As I made my way back down the ladder, the guy who’d invited me up said, “come back tonight, 7:30. Very good performance. Very nice makeup.” From this, I gathered that I had been watching a mid-day teaser, and that there would be a much grander performance in the evening. So I went back — and I’m glad I did!
This time, there was an audience of about twelve people. Most of them were old aunties, and they were surprisingly chatty during the performance. I’m not sure that they were paying any attention to the opera at all; I think they were just hanging out. But I was riveted. This performance had everyone decked out in full regalia (and, as promised, very good makeup). I spent a lot of time trying to figure out who the characters were. I’m pretty sure that the woman on the left here was our heroine:
Chinese opera has changed in many ways, one of the most significant being that women can now appear on stage. Just a hundred years ago, men played all of the roles. But progress, and the fact that they need more actors, means that you sometimes now even see women playing men.

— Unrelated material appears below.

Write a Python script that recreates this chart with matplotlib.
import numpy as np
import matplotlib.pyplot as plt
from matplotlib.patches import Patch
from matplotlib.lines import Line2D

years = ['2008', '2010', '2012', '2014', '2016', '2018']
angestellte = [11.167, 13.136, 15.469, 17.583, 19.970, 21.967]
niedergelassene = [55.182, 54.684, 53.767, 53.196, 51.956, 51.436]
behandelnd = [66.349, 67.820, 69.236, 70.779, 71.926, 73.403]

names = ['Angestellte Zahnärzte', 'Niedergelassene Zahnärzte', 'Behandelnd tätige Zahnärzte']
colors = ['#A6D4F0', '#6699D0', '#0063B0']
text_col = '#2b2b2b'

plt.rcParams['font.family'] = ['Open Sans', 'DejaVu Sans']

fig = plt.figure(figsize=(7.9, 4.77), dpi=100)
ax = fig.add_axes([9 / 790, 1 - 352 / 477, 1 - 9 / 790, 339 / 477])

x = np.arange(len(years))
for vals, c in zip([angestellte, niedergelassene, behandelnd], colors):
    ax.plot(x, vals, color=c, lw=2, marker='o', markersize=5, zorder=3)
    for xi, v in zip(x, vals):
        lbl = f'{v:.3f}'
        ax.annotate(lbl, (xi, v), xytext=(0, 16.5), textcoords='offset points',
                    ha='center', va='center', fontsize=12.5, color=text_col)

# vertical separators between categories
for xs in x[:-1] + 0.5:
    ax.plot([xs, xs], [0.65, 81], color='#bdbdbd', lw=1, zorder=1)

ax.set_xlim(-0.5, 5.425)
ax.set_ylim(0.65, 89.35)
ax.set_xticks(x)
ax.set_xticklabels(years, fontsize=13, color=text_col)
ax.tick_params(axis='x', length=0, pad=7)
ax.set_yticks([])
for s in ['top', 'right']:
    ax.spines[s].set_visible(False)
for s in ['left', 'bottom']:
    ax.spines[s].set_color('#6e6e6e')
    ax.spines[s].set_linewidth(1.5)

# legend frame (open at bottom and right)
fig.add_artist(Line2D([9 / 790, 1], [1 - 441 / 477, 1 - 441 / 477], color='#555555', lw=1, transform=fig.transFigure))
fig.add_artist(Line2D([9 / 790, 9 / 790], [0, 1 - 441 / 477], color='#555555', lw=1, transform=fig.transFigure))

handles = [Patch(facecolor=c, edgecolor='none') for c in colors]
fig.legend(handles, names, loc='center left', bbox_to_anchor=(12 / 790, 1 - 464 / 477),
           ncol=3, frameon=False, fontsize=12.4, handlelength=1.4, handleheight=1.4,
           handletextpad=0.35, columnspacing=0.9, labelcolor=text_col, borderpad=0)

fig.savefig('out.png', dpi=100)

In this scene, our heroine was hanging out with some sort of a high-level scholar or official (on the right). But I was fascinated by the man in the middle, whose long pheasant feathers on his hat indicate that he is a young warrior:
Another warrior with similar feathers appeared later on — and this one looked like he had butterfly wings:
For Westerners, Chinese opera is an acquired taste. You have to get used to the nasal singing and the unfamiliar scales and tonality.
But though it may grate on the western ear at first, it’s worth noting that this kind of singing and performance takes years and years of practice. (If you read articles about Chinese street opera in Singapore, older performers recall being caned when they made mistakes as youngsters learning the trade.)
And the performances truly are wonderful:
Like western operas, Chinese opera is long. Because it was a school night, I didn’t get to stay until the end, so I have no idea what happened to our heroine (though I’m not sure what was happening to her when I left, either, except that she seemed to do a lot of pleading). I hope that I get to see an entire performance someday.